Injury Law Glossary

Definition of Burden of Proof

Burden of proof is a phrase we often hear on television and in movies, but what does it really mean?

Burden of proof is the responsibility of a person or organization to prove or disprove a fact. Basically, whoever has the burden of proof needs to prove that what they’re saying is true. If you don’t have the burden of proof, you don’t have to prove that you are telling the truth. You only have to prove that the other side isn’t, or is mistaken.

In the United States, the burden of proof is different in criminal and civil courts.

Burden of Proof in Criminal Cases

In criminal cases, the burden of proof rests on the prosecution. This usually includes a representative from the District Attorney’s office, a State Attorney, or a U.S. Attorney. The person being accused of a crime is the defendant in this case. The prosecution has to prove that the defendant did what they are being accused of. The defendant’s team can provide information that disproves or calls into question the argument made by the prosecution.

For example, imagine a defendant has been accused of theft. The prosecution’s case says that the defendant broke into a store at 10 PM and stole an item. The prosecution has to provide any proof that supports their case. The judge and/or jury will then decide whether the prosecution has proven their case beyond a reasonable doubt. That is, the prosecution has provided so much evidence that no reasonable person could doubt that what they are saying is true. 

On the other hand, the defendant can provide proof that the prosecution’s theory is wrong. For example, perhaps the defendant was in a club from 7 PM to midnight, and twenty people can vouch for this alibi. That fact could introduce reasonable doubt and sway the judge or jury to decide that the prosecution’s case hasn’t been proven.

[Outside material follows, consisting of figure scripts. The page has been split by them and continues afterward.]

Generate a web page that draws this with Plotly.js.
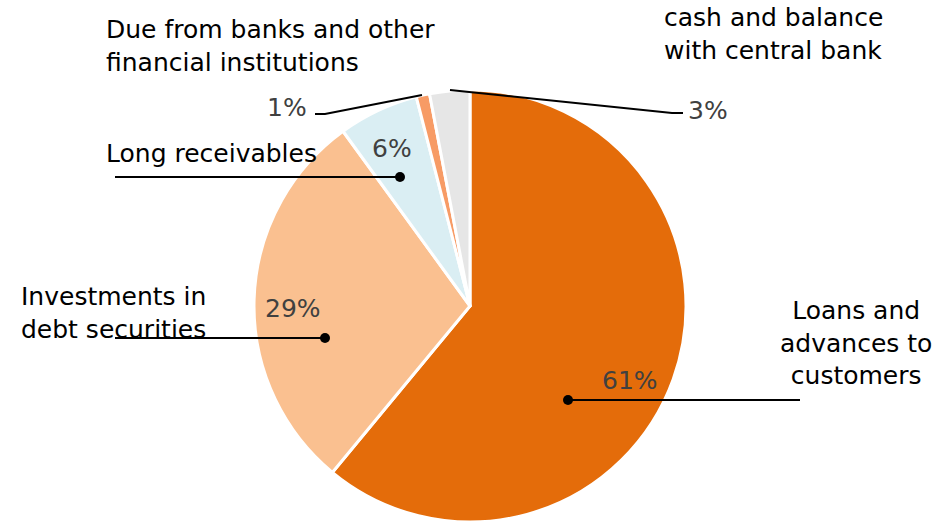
<!DOCTYPE html>
<html><head><meta charset="utf-8">
<script src="https://cdn.plot.ly/plotly-3.0.1.min.js"></script>
<style>html,body{margin:0;padding:0;background:#fff}#chart{width:944px;height:522px}</style>
</head><body><div id="chart"></div>
<script>
const categories = ["Loans and advances to customers","Investments in debt securities","Long receivables","Due from banks and other financial institutions","cash and balance with central bank"];
const labelTexts = ["Loans and<br>advances to<br>customers","Investments in<br>debt securities","Long receivables","Due from banks and other<br>financial institutions","cash and balance<br>with central bank"];
const values = [61, 29, 6, 1, 3];
const colors = ["#E46C0A","#FAC090","#DAEEF3","#F79B65","#E6E6E6"];

const W = 944, H = 522;
const px = x => x / W, py = y => 1 - y / H;
const total = values.reduce((a,b)=>a+b,0);
const pct = values.map(v => Math.round(v/total*100) + '%');

const FONT = '"DejaVu Sans", "Noto Sans", sans-serif';
// layout positions (pixels) for labels, percentages, leaders
const labelPos = [
  {x:856, y:343, xa:'center', align:'center'},
  {x:19, y:313, xa:'left', align:'left'},
  {x:104, y:153, xa:'left', align:'left'},
  {x:104, y:46, xa:'left', align:'left'},
  {x:662, y:34, xa:'left', align:'left'}
];
const pctPos = [
  {x:630, y:380, xa:'center'},
  {x:293, y:308, xa:'center'},
  {x:392, y:149, xa:'center'},
  {x:309, y:108, xa:'right'},
  {x:686, y:110, xa:'left'}
];
const leaders = [
  [[568,400],[800,400]],
  [[325,338],[115,338]],
  [[400,177],[115,177]],
  [[422,95],[325,114],[315,114]],
  [[450,90],[672,113],[683,113]]
];
const dots = [[568,400],[325,338],[400,177]];

const annotations = [];
labelTexts.forEach((t,i)=>{
  const p = labelPos[i];
  annotations.push({text:t, x:px(p.x), y:py(p.y), xref:'paper', yref:'paper', xanchor:p.xa, yanchor:'middle', align:p.align, showarrow:false, font:{family:FONT, size:25, color:'#000'}});
});
pct.forEach((t,i)=>{
  const p = pctPos[i];
  annotations.push({text:t, x:px(p.x), y:py(p.y), xref:'paper', yref:'paper', xanchor:p.xa, yanchor:'middle', showarrow:false, font:{family:FONT, size:25, color:'#404040'}});
});
const shapes = [];
leaders.forEach(pts=>{
  const path = pts.map((p,j)=>(j?'L':'M')+px(p[0])+','+py(p[1])).join(' ');
  shapes.push({type:'path', xref:'paper', yref:'paper', path:path, line:{color:'#000', width:2}});
});
dots.forEach(d=>{
  shapes.push({type:'circle', xref:'paper', yref:'paper', x0:px(d[0]-5), x1:px(d[0]+5), y0:py(d[1]+5), y1:py(d[1]-5), fillcolor:'#000', line:{color:'#000', width:0}});
});

const R = 217, cx = 470, cy = 307;
Plotly.newPlot('chart', [{
  type:'pie', labels:categories, values:values, sort:false, direction:'clockwise', rotation:0,
  marker:{colors:colors, line:{color:'#fff', width:3}}, textinfo:'none', hoverinfo:'label+percent',
  domain:{x:[px(cx-R), px(cx+R)], y:[0, (H-cy+R)/H]}
}], {
  width:W, height:H, margin:{l:0,r:0,t:0,b:0}, showlegend:false,
  paper_bgcolor:'#fff', annotations:annotations, shapes:shapes
}, {displayModeBar:false, staticPlot:true});
</script></body></html>
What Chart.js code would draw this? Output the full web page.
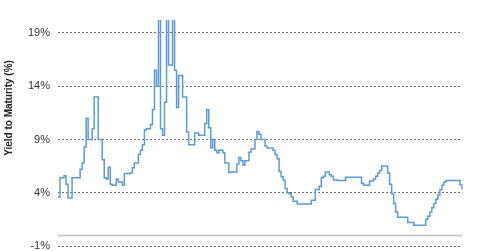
<!DOCTYPE html>
<html>
<head>
<meta charset="utf-8">
<script src="https://cdn.jsdelivr.net/npm/chart.js@4"></script>
<style>
  html, body { margin: 0; padding: 0; background: #fff; }
  #wrap { width: 480px; height: 251px; }
</style>
</head>
<body>
<div id="wrap"><canvas id="chart" width="480" height="251"></canvas></div>
<script>
// yield to maturity (%), one reading per period, left to right
const yieldValues = [
    3.6, 5.4, 5.4, 5.6, 4.8, 3.5, 3.5, 5.4, 5.4, 5.4,
    5.4, 6.2, 6.8, 8.3, 11.0, 9.0, 9.0, 10.0, 13.0, 13.0,
    9.0, 9.0, 7.1, 5.4, 5.3, 6.4, 4.8, 4.7, 4.7, 5.3,
    5.0, 5.0, 4.7, 5.8, 5.8, 5.8, 5.85, 6.35, 6.8, 6.8,
    7.6, 8.0, 8.5, 9.9, 10.0, 10.0, 10.4, 11.8, 15.5, 14.0,
    21, 10.0, 9.4, 12.5, 21, 16, 16, 21, 15.5, 12.0,
    15.0, 15.0, 13.0, 13.0, 9.7, 8.5, 8.5, 8.5, 9.6, 9.6,
    9.4, 9.4, 9.4, 10.5, 11.8, 10.1, 8.2, 9.0, 8.0, 7.75,
    8.0, 8.0, 7.75, 6.8, 6.8, 5.9, 5.95, 5.95, 5.95, 6.7,
    7.3, 7.0, 6.6, 7.0, 7.0, 7.8, 8.1, 8.1, 9.0, 9.75,
    9.5, 9.0, 9.0, 8.4, 8.2, 8.2, 8.2, 8.0, 7.6, 7.2,
    6.0, 5.5, 5.2, 4.4, 4.0, 3.9, 3.6, 3.2, 3.2, 2.95,
    2.95, 2.95, 2.95, 2.95, 2.95, 2.95, 3.3, 3.3, 4.3, 4.3,
    4.6, 5.4, 5.55, 5.95, 5.95, 5.7, 5.55, 5.2, 5.2, 5.15,
    5.15, 5.15, 5.15, 5.45, 5.45, 5.45, 5.45, 5.45, 5.45, 5.45,
    5.45, 4.9, 4.7, 4.7, 4.7, 5.1, 5.1, 5.3, 5.55, 5.85,
    6.1, 6.5, 6.5, 6.5, 5.85, 4.8, 3.9, 3.0, 2.2, 1.7,
    1.7, 1.7, 1.7, 1.7, 1.2, 1.2, 1.2, 0.95, 0.95, 0.95,
    0.95, 0.95, 0.95, 1.5, 1.8, 2.2, 2.6, 3.0, 3.4, 3.8,
    4.3, 4.7, 5.0, 5.15, 5.15, 5.15, 5.15, 5.15, 5.15, 5.15,
    4.75, 4.3
];
const periodLabels = yieldValues.map((_, i) => i);
const yTickValues = [-1, 4, 9, 14, 19];
const yMin = -1;
const yMax = 20.22;
const yTitle = 'Yield to Maturity (%)';

const zeroLine = {
    id: 'zeroLine',
    beforeDatasetsDraw(chart) {
        const { ctx, chartArea, scales } = chart;
        const y = Math.round(scales.y.getPixelForValue(0)) + 0.5;
        ctx.save();
        ctx.strokeStyle = '#bfbfbf';
        ctx.lineWidth = 1.5;
        ctx.beginPath();
        ctx.moveTo(chartArea.left, y);
        ctx.lineTo(chartArea.right, y);
        ctx.stroke();
        ctx.restore();
    }
};

const axisTitle = {
    id: 'axisTitle',
    afterDraw(chart) {
        const { ctx } = chart;
        ctx.save();
        ctx.translate(9, 108);
        ctx.rotate(-Math.PI / 2);
        ctx.font = 'bold 10px "Liberation Sans", Arial, sans-serif';
        ctx.fillStyle = '#222';
        ctx.textAlign = 'center';
        ctx.textBaseline = 'middle';
        ctx.fillText(yTitle, 0, 0);
        ctx.restore();
    }
};

new Chart(document.getElementById('chart'), {
    type: 'line',
    data: {
        labels: periodLabels,
        datasets: [{
            data: yieldValues,
            stepped: true,
            borderColor: '#5b9bd5',
            borderWidth: 1.5,
            pointRadius: 0,
            fill: false
        }]
    },
    options: {
        responsive: false,
        animation: false,
        layout: { padding: { top: 20, right: 18, bottom: 5, left: 0 } },
        plugins: { legend: { display: false }, tooltip: { enabled: false } },
        scales: {
            x: { display: false },
            y: {
                min: yMin,
                max: yMax,
                afterBuildTicks(axis) {
                    axis.ticks = yTickValues.map(v => ({ value: v }));
                },
                afterFit(axis) { axis.width = 58; },
                border: { display: false, dash: [2, 2] },
                grid: {
                    color: '#6e6e6e',
                    lineWidth: 1,
                    drawTicks: true,
                    tickLength: 8,
                    tickColor: 'rgba(0,0,0,0)'
                },
                ticks: {
                    padding: 0,
                    color: '#333',
                    font: { family: '"Liberation Sans", Arial, sans-serif', size: 11, lineHeight: 0.8 },
                    callback: v => v + '%'
                }
            }
        }
    },
    plugins: [zeroLine, axisTitle]
});
</script>
</body>
</html>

Burden of Proof in Civil and Personal Injury Cases

A civil court case is between two people or organizations. Personal injury cases are typically civil cases. The burden of proof is different in civil cases than in criminal cases.

The person who brings a civil suit is called the plaintiff; the person who the suit is brought against is the defendant. In civil cases, the plaintiff has to prove their case not beyond a reasonable doubt but to a preponderance of the evidence. That is, they have to prove that it’s more likely than not that the defendant did something that requires them to pay the plaintiff damages. 

This is a much lower standard than proof beyond a reasonable doubt. A defendant can face both criminal and civil charges, and the burden of proof can mean that they are judged not guilty of the criminal charge but are found responsible in the civil case.

Burden of Proof in the O.J. Simpson Case

This famously happened in the O.J. Simpson case. The prosecution in his criminal case did not prove their case beyond a reasonable doubt. That is, the jury believed that a reasonable person would not be entirely convinced by the evidence offered. Simpson was then charged in a civil case by the family of one of the people he was accused of killing. He was found responsible in that case because the jury only had to determine if it was more likely than not that Simpson had committed the crime. Since he was acquitted in his criminal case, he didn’t face jail time for that crime. However, he did have to pay a large amount of money after losing his civil case.


Burden of proof is a difficult concept to fully understand, and you may have questions about how it applies in your individual case. Your attorney will be able to answer these and many more questions for you.